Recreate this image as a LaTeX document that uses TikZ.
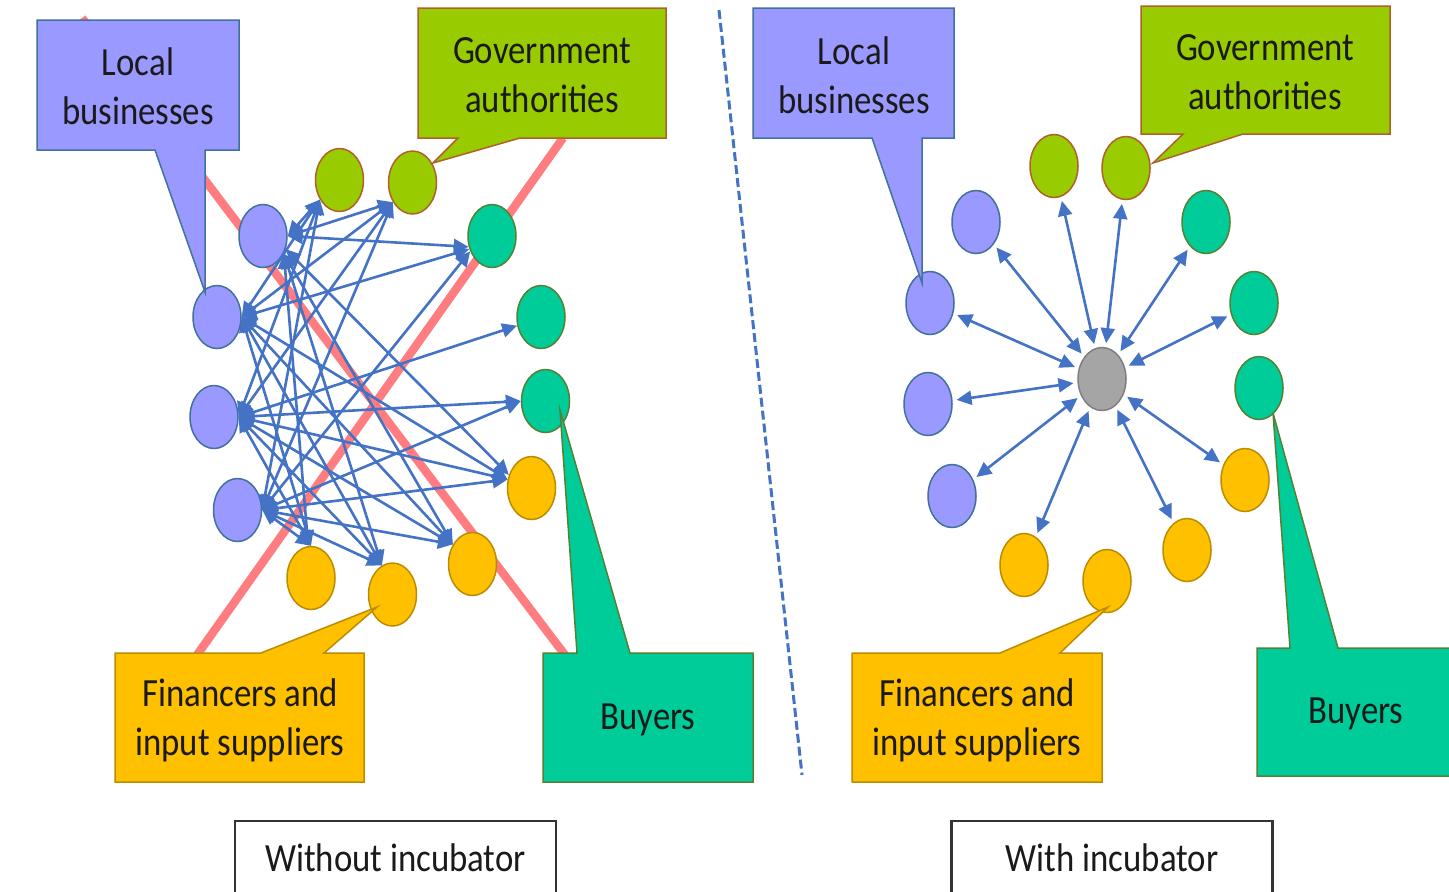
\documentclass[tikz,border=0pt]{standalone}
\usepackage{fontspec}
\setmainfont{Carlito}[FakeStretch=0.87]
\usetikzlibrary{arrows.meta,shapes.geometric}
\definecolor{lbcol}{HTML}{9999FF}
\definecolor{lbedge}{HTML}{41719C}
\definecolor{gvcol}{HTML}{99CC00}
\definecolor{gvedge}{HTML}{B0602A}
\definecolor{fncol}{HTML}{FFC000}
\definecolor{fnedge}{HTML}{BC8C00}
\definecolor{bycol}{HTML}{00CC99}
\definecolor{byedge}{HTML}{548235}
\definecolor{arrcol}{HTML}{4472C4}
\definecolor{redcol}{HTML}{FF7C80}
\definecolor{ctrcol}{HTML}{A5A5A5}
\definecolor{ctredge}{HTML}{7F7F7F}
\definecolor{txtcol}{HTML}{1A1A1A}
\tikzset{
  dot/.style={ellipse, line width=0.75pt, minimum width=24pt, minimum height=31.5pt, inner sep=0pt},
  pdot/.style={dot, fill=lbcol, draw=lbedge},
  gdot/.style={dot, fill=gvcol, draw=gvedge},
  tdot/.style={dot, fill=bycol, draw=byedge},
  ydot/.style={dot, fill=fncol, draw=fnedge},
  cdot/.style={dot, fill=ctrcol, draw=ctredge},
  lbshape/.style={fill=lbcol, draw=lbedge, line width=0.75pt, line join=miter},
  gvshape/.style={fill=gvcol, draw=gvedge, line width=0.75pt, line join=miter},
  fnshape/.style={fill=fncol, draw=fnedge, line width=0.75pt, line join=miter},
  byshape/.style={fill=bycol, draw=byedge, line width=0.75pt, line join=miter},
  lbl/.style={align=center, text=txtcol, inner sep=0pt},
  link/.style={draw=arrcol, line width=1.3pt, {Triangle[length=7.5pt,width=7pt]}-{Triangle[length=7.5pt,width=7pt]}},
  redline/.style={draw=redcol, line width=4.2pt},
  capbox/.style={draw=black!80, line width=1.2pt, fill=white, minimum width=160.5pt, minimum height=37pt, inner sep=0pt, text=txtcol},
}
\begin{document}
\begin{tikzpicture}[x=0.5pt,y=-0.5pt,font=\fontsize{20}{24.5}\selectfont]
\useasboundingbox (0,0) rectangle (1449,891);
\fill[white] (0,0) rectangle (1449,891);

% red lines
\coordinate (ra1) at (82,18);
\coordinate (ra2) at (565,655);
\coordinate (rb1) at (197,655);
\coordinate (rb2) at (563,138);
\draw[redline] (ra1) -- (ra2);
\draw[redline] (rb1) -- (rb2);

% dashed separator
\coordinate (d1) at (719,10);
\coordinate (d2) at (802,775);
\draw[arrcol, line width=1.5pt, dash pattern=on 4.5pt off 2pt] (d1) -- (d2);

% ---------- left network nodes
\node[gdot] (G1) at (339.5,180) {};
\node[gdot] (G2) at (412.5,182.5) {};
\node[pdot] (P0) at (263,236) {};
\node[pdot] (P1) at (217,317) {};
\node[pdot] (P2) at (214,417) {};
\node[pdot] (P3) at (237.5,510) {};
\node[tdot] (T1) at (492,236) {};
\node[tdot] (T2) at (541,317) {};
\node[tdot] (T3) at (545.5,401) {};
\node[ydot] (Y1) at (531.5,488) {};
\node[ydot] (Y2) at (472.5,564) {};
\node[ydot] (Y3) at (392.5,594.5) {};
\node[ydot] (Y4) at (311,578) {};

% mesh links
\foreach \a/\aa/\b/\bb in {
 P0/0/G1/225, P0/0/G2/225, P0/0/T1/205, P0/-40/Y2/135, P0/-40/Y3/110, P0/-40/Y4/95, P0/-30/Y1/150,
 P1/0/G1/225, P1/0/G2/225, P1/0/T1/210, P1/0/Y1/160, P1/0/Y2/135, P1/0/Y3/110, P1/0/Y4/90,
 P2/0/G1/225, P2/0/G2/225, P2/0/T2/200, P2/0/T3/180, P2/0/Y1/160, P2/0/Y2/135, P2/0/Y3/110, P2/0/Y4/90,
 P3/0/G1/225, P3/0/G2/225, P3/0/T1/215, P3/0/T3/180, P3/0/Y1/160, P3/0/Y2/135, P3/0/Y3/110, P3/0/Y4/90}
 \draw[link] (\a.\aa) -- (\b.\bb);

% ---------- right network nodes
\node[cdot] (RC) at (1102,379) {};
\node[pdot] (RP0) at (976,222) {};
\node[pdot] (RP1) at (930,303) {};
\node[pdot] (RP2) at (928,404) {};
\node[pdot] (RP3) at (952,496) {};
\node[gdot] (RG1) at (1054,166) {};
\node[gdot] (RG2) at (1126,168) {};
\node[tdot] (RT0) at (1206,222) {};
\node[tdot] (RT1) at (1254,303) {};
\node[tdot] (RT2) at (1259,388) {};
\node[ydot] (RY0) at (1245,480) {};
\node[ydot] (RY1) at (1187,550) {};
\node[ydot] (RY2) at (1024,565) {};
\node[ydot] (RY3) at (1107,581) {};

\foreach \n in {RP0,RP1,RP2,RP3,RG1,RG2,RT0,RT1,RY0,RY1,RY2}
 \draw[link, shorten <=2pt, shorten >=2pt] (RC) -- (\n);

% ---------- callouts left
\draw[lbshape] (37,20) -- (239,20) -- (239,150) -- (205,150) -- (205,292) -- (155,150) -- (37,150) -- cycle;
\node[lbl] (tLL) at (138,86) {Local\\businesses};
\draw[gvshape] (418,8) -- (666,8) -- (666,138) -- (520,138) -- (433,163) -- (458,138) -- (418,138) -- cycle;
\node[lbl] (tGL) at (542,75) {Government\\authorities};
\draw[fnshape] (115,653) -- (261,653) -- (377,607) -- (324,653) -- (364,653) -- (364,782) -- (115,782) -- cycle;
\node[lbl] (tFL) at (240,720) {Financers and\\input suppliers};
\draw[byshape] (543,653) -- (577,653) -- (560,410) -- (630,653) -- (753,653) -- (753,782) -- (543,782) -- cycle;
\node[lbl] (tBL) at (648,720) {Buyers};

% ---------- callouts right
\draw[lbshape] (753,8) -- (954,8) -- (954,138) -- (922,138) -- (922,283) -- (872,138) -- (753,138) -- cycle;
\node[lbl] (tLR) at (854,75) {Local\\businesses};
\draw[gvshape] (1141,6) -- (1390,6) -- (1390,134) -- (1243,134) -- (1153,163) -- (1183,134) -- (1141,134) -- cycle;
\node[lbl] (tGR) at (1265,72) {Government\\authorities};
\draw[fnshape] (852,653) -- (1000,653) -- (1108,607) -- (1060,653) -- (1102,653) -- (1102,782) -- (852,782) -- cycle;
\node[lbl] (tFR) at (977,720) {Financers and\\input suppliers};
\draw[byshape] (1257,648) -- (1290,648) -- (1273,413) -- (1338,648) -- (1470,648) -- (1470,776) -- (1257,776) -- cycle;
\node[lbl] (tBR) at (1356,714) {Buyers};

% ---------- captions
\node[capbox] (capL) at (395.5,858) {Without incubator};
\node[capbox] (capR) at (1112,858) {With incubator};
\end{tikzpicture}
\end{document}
_____
* PROBLEM DESCRIPTION *
Transcribe the listing above verbatim. Omit the pictures.

* ANSWER TO THE TASK *
Recreate this image as a LaTeX document that uses TikZ.
\documentclass[tikz,border=0pt]{standalone}
\usepackage{fontspec}
\setmainfont{Carlito}[FakeStretch=0.87]
\usetikzlibrary{arrows.meta,shapes.geometric}
\definecolor{lbcol}{HTML}{9999FF}
\definecolor{lbedge}{HTML}{41719C}
\definecolor{gvcol}{HTML}{99CC00}
\definecolor{gvedge}{HTML}{B0602A}
\definecolor{fncol}{HTML}{FFC000}
\definecolor{fnedge}{HTML}{BC8C00}
\definecolor{bycol}{HTML}{00CC99}
\definecolor{byedge}{HTML}{548235}
\definecolor{arrcol}{HTML}{4472C4}
\definecolor{redcol}{HTML}{FF7C80}
\definecolor{ctrcol}{HTML}{A5A5A5}
\definecolor{ctredge}{HTML}{7F7F7F}
\definecolor{txtcol}{HTML}{1A1A1A}
\tikzset{
  dot/.style={ellipse, line width=0.75pt, minimum width=24pt, minimum height=31.5pt, inner sep=0pt},
  pdot/.style={dot, fill=lbcol, draw=lbedge},
  gdot/.style={dot, fill=gvcol, draw=gvedge},
  tdot/.style={dot, fill=bycol, draw=byedge},
  ydot/.style={dot, fill=fncol, draw=fnedge},
  cdot/.style={dot, fill=ctrcol, draw=ctredge},
  lbshape/.style={fill=lbcol, draw=lbedge, line width=0.75pt, line join=miter},
  gvshape/.style={fill=gvcol, draw=gvedge, line width=0.75pt, line join=miter},
  fnshape/.style={fill=fncol, draw=fnedge, line width=0.75pt, line join=miter},
  byshape/.style={fill=bycol, draw=byedge, line width=0.75pt, line join=miter},
  lbl/.style={align=center, text=txtcol, inner sep=0pt},
  link/.style={draw=arrcol, line width=1.3pt, {Triangle[length=7.5pt,width=7pt]}-{Triangle[length=7.5pt,width=7pt]}},
  redline/.style={draw=redcol, line width=4.2pt},
  capbox/.style={draw=black!80, line width=1.2pt, fill=white, minimum width=160.5pt, minimum height=37pt, inner sep=0pt, text=txtcol},
}
\begin{document}
\begin{tikzpicture}[x=0.5pt,y=-0.5pt,font=\fontsize{20}{24.5}\selectfont]
\useasboundingbox (0,0) rectangle (1449,891);
\fill[white] (0,0) rectangle (1449,891);

% red lines
\coordinate (ra1) at (82,18);
\coordinate (ra2) at (565,655);
\coordinate (rb1) at (197,655);
\coordinate (rb2) at (563,138);
\draw[redline] (ra1) -- (ra2);
\draw[redline] (rb1) -- (rb2);

% dashed separator
\coordinate (d1) at (719,10);
\coordinate (d2) at (802,775);
\draw[arrcol, line width=1.5pt, dash pattern=on 4.5pt off 2pt] (d1) -- (d2);

% ---------- left network nodes
\node[gdot] (G1) at (339.5,180) {};
\node[gdot] (G2) at (412.5,182.5) {};
\node[pdot] (P0) at (263,236) {};
\node[pdot] (P1) at (217,317) {};
\node[pdot] (P2) at (214,417) {};
\node[pdot] (P3) at (237.5,510) {};
\node[tdot] (T1) at (492,236) {};
\node[tdot] (T2) at (541,317) {};
\node[tdot] (T3) at (545.5,401) {};
\node[ydot] (Y1) at (531.5,488) {};
\node[ydot] (Y2) at (472.5,564) {};
\node[ydot] (Y3) at (392.5,594.5) {};
\node[ydot] (Y4) at (311,578) {};

% mesh links
\foreach \a/\aa/\b/\bb in {
 P0/0/G1/225, P0/0/G2/225, P0/0/T1/205, P0/-40/Y2/135, P0/-40/Y3/110, P0/-40/Y4/95, P0/-30/Y1/150,
 P1/0/G1/225, P1/0/G2/225, P1/0/T1/210, P1/0/Y1/160, P1/0/Y2/135, P1/0/Y3/110, P1/0/Y4/90,
 P2/0/G1/225, P2/0/G2/225, P2/0/T2/200, P2/0/T3/180, P2/0/Y1/160, P2/0/Y2/135, P2/0/Y3/110, P2/0/Y4/90,
 P3/0/G1/225, P3/0/G2/225, P3/0/T1/215, P3/0/T3/180, P3/0/Y1/160, P3/0/Y2/135, P3/0/Y3/110, P3/0/Y4/90}
 \draw[link] (\a.\aa) -- (\b.\bb);

% ---------- right network nodes
\node[cdot] (RC) at (1102,379) {};
\node[pdot] (RP0) at (976,222) {};
\node[pdot] (RP1) at (930,303) {};
\node[pdot] (RP2) at (928,404) {};
\node[pdot] (RP3) at (952,496) {};
\node[gdot] (RG1) at (1054,166) {};
\node[gdot] (RG2) at (1126,168) {};
\node[tdot] (RT0) at (1206,222) {};
\node[tdot] (RT1) at (1254,303) {};
\node[tdot] (RT2) at (1259,388) {};
\node[ydot] (RY0) at (1245,480) {};
\node[ydot] (RY1) at (1187,550) {};
\node[ydot] (RY2) at (1024,565) {};
\node[ydot] (RY3) at (1107,581) {};

\foreach \n in {RP0,RP1,RP2,RP3,RG1,RG2,RT0,RT1,RY0,RY1,RY2}
 \draw[link, shorten <=2pt, shorten >=2pt] (RC) -- (\n);

% ---------- callouts left
\draw[lbshape] (37,20) -- (239,20) -- (239,150) -- (205,150) -- (205,292) -- (155,150) -- (37,150) -- cycle;
\node[lbl] (tLL) at (138,86) {Local\\businesses};
\draw[gvshape] (418,8) -- (666,8) -- (666,138) -- (520,138) -- (433,163) -- (458,138) -- (418,138) -- cycle;
\node[lbl] (tGL) at (542,75) {Government\\authorities};
\draw[fnshape] (115,653) -- (261,653) -- (377,607) -- (324,653) -- (364,653) -- (364,782) -- (115,782) -- cycle;
\node[lbl] (tFL) at (240,720) {Financers and\\input suppliers};
\draw[byshape] (543,653) -- (577,653) -- (560,410) -- (630,653) -- (753,653) -- (753,782) -- (543,782) -- cycle;
\node[lbl] (tBL) at (648,720) {Buyers};

% ---------- callouts right
\draw[lbshape] (753,8) -- (954,8) -- (954,138) -- (922,138) -- (922,283) -- (872,138) -- (753,138) -- cycle;
\node[lbl] (tLR) at (854,75) {Local\\businesses};
\draw[gvshape] (1141,6) -- (1390,6) -- (1390,134) -- (1243,134) -- (1153,163) -- (1183,134) -- (1141,134) -- cycle;
\node[lbl] (tGR) at (1265,72) {Government\\authorities};
\draw[fnshape] (852,653) -- (1000,653) -- (1108,607) -- (1060,653) -- (1102,653) -- (1102,782) -- (852,782) -- cycle;
\node[lbl] (tFR) at (977,720) {Financers and\\input suppliers};
\draw[byshape] (1257,648) -- (1290,648) -- (1273,413) -- (1338,648) -- (1470,648) -- (1470,776) -- (1257,776) -- cycle;
\node[lbl] (tBR) at (1356,714) {Buyers};

% ---------- captions
\node[capbox] (capL) at (395.5,858) {Without incubator};
\node[capbox] (capR) at (1112,858) {With incubator};
\end{tikzpicture}
\end{document}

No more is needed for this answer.